Start of DATA SECTION

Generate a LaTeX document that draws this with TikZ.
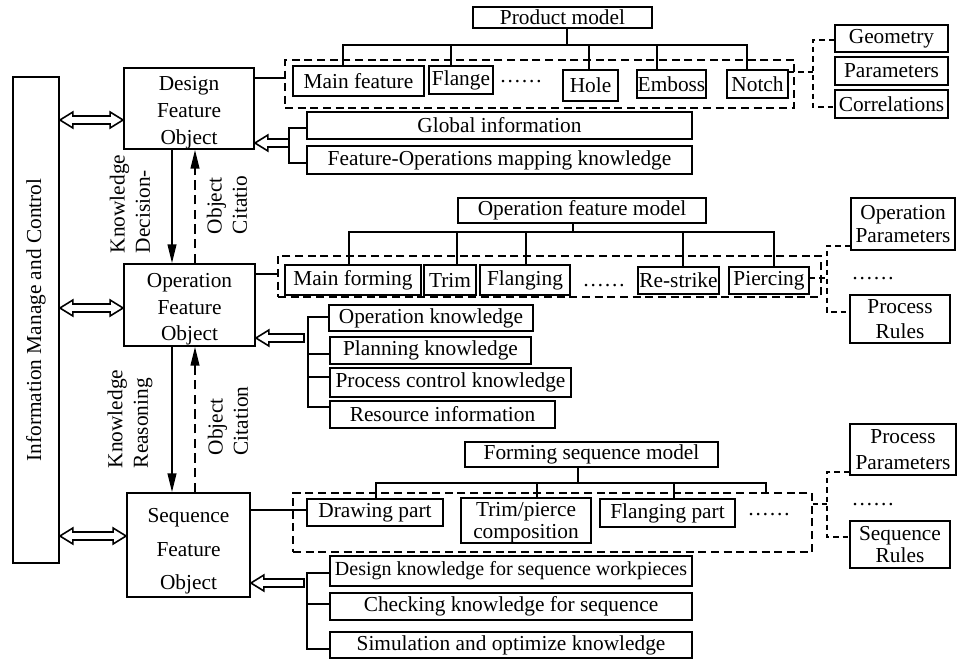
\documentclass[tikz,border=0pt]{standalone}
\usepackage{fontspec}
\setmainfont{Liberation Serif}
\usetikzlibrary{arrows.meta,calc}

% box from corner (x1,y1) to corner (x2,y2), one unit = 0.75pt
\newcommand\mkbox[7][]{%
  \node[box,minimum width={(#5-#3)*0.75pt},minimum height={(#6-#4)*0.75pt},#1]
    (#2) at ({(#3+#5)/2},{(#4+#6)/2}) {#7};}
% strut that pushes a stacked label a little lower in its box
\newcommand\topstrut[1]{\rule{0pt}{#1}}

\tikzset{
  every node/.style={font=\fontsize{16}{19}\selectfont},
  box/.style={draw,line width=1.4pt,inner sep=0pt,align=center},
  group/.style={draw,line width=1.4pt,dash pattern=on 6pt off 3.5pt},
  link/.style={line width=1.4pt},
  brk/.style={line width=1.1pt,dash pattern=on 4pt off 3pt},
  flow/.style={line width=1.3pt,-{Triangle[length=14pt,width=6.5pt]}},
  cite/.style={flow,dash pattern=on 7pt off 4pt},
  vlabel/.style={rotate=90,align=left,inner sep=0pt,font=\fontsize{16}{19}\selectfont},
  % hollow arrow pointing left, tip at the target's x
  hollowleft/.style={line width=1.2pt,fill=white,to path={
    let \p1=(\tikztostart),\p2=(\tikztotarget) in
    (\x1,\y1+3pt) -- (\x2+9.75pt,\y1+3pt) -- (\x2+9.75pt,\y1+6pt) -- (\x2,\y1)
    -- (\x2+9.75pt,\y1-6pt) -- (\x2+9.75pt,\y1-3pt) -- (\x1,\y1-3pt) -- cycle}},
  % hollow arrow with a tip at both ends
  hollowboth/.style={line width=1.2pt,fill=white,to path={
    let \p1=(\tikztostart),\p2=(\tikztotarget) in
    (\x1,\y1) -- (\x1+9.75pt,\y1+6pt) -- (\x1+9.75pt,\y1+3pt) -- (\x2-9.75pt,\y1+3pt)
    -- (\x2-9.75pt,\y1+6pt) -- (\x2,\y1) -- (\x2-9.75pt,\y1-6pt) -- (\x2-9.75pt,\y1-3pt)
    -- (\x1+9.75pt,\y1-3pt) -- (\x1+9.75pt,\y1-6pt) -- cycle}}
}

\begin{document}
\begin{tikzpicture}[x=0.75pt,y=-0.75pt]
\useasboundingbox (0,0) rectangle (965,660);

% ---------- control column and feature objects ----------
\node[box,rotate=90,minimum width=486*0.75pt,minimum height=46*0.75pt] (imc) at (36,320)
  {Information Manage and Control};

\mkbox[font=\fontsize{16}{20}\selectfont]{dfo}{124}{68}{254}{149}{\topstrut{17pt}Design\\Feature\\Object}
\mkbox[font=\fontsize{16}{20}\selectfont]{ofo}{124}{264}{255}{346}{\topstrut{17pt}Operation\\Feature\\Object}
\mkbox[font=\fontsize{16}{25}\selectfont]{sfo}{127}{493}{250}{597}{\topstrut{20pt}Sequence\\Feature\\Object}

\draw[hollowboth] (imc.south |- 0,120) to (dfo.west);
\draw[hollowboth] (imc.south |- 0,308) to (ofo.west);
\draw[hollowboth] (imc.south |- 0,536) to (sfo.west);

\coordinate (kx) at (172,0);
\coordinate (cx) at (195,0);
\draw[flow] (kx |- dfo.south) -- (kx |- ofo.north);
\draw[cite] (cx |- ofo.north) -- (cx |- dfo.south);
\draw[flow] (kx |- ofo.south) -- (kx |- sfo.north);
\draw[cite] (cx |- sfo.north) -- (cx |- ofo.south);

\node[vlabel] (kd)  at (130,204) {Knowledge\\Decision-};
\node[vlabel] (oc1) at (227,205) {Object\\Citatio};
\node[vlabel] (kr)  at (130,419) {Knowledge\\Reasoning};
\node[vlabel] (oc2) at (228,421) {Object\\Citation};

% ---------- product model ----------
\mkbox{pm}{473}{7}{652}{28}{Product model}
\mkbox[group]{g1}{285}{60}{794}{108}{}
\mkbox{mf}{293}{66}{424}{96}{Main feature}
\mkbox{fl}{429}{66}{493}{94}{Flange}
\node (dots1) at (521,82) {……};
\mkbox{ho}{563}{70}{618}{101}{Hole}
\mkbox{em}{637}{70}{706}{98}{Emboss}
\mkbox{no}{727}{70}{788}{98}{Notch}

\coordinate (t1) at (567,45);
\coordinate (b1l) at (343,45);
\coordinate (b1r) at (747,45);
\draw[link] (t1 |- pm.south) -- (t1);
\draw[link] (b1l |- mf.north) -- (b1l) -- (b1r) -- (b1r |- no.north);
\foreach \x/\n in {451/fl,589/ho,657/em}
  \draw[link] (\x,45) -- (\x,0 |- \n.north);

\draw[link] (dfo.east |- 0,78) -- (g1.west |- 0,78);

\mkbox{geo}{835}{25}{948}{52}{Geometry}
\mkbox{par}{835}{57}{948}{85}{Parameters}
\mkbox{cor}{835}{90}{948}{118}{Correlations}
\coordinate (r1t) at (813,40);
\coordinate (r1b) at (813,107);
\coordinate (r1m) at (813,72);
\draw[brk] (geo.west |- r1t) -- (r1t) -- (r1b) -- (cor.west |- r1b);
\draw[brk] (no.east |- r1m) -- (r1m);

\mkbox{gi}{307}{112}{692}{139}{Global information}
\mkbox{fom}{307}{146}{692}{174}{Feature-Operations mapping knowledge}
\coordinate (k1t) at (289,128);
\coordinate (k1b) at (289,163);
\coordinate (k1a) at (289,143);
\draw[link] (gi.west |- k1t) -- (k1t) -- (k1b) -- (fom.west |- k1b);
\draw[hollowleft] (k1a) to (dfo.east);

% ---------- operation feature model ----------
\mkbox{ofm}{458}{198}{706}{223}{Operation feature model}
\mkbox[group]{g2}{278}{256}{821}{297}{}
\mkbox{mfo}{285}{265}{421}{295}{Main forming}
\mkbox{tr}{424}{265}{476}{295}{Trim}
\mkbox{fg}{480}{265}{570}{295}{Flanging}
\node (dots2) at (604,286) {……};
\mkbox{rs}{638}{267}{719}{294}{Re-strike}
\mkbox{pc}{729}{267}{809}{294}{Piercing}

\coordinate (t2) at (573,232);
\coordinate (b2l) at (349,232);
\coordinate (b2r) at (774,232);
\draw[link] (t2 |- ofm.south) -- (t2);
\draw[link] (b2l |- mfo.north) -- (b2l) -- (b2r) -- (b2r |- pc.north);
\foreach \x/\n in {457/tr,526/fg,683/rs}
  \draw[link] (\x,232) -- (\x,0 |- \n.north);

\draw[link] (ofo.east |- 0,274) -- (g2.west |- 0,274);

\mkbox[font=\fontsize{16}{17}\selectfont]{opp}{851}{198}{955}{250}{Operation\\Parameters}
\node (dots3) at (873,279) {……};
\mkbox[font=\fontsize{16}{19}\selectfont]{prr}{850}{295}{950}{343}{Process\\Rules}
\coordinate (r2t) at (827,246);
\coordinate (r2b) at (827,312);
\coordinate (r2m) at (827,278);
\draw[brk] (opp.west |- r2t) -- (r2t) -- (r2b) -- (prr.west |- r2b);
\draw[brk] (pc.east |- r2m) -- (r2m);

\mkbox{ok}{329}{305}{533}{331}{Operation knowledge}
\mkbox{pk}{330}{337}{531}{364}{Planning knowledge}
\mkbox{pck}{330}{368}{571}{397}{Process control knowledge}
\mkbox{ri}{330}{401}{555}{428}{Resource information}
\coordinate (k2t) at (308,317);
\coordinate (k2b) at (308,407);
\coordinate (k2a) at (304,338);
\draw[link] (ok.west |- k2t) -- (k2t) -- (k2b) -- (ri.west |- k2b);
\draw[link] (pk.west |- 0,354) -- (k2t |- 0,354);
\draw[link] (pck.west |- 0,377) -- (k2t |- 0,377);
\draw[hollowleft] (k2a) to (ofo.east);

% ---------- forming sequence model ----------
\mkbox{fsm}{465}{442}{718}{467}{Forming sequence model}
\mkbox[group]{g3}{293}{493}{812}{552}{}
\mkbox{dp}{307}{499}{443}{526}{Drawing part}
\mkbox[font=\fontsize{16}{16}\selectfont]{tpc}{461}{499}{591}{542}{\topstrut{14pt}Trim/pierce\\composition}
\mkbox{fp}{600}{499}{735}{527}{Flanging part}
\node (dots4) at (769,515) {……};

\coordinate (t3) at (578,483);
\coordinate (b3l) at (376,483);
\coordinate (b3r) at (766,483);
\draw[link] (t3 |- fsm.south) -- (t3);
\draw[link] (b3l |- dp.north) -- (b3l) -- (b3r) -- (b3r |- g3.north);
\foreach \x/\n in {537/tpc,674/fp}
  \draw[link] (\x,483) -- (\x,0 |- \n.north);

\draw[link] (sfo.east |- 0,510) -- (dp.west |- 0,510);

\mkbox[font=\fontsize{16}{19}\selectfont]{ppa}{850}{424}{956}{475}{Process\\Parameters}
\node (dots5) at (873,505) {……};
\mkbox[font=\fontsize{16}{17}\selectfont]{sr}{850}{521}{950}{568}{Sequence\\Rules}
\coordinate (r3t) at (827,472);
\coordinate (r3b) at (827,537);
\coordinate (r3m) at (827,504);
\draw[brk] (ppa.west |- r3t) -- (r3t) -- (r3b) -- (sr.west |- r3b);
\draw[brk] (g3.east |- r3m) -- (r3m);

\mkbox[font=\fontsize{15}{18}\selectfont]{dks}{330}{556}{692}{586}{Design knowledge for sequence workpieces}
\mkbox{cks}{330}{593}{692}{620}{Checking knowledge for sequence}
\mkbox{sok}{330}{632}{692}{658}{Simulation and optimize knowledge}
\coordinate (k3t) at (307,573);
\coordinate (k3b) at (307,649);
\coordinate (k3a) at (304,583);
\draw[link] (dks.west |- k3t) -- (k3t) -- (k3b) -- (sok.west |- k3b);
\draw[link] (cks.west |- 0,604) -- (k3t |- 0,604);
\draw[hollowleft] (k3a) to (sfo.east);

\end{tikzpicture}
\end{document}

End of DATA SECTION

Leave out the pictures, then repeat the listing above exactly from its first line to the line with "(0,0) rectangle (965,660);", inclusive.

[WRITTEN RESPONSE]
Generate a LaTeX document that draws this with TikZ.
\documentclass[tikz,border=0pt]{standalone}
\usepackage{fontspec}
\setmainfont{Liberation Serif}
\usetikzlibrary{arrows.meta,calc}

% box from corner (x1,y1) to corner (x2,y2), one unit = 0.75pt
\newcommand\mkbox[7][]{%
  \node[box,minimum width={(#5-#3)*0.75pt},minimum height={(#6-#4)*0.75pt},#1]
    (#2) at ({(#3+#5)/2},{(#4+#6)/2}) {#7};}
% strut that pushes a stacked label a little lower in its box
\newcommand\topstrut[1]{\rule{0pt}{#1}}

\tikzset{
  every node/.style={font=\fontsize{16}{19}\selectfont},
  box/.style={draw,line width=1.4pt,inner sep=0pt,align=center},
  group/.style={draw,line width=1.4pt,dash pattern=on 6pt off 3.5pt},
  link/.style={line width=1.4pt},
  brk/.style={line width=1.1pt,dash pattern=on 4pt off 3pt},
  flow/.style={line width=1.3pt,-{Triangle[length=14pt,width=6.5pt]}},
  cite/.style={flow,dash pattern=on 7pt off 4pt},
  vlabel/.style={rotate=90,align=left,inner sep=0pt,font=\fontsize{16}{19}\selectfont},
  % hollow arrow pointing left, tip at the target's x
  hollowleft/.style={line width=1.2pt,fill=white,to path={
    let \p1=(\tikztostart),\p2=(\tikztotarget) in
    (\x1,\y1+3pt) -- (\x2+9.75pt,\y1+3pt) -- (\x2+9.75pt,\y1+6pt) -- (\x2,\y1)
    -- (\x2+9.75pt,\y1-6pt) -- (\x2+9.75pt,\y1-3pt) -- (\x1,\y1-3pt) -- cycle}},
  % hollow arrow with a tip at both ends
  hollowboth/.style={line width=1.2pt,fill=white,to path={
    let \p1=(\tikztostart),\p2=(\tikztotarget) in
    (\x1,\y1) -- (\x1+9.75pt,\y1+6pt) -- (\x1+9.75pt,\y1+3pt) -- (\x2-9.75pt,\y1+3pt)
    -- (\x2-9.75pt,\y1+6pt) -- (\x2,\y1) -- (\x2-9.75pt,\y1-6pt) -- (\x2-9.75pt,\y1-3pt)
    -- (\x1+9.75pt,\y1-3pt) -- (\x1+9.75pt,\y1-6pt) -- cycle}}
}

\begin{document}
\begin{tikzpicture}[x=0.75pt,y=-0.75pt]
\useasboundingbox (0,0) rectangle (965,660);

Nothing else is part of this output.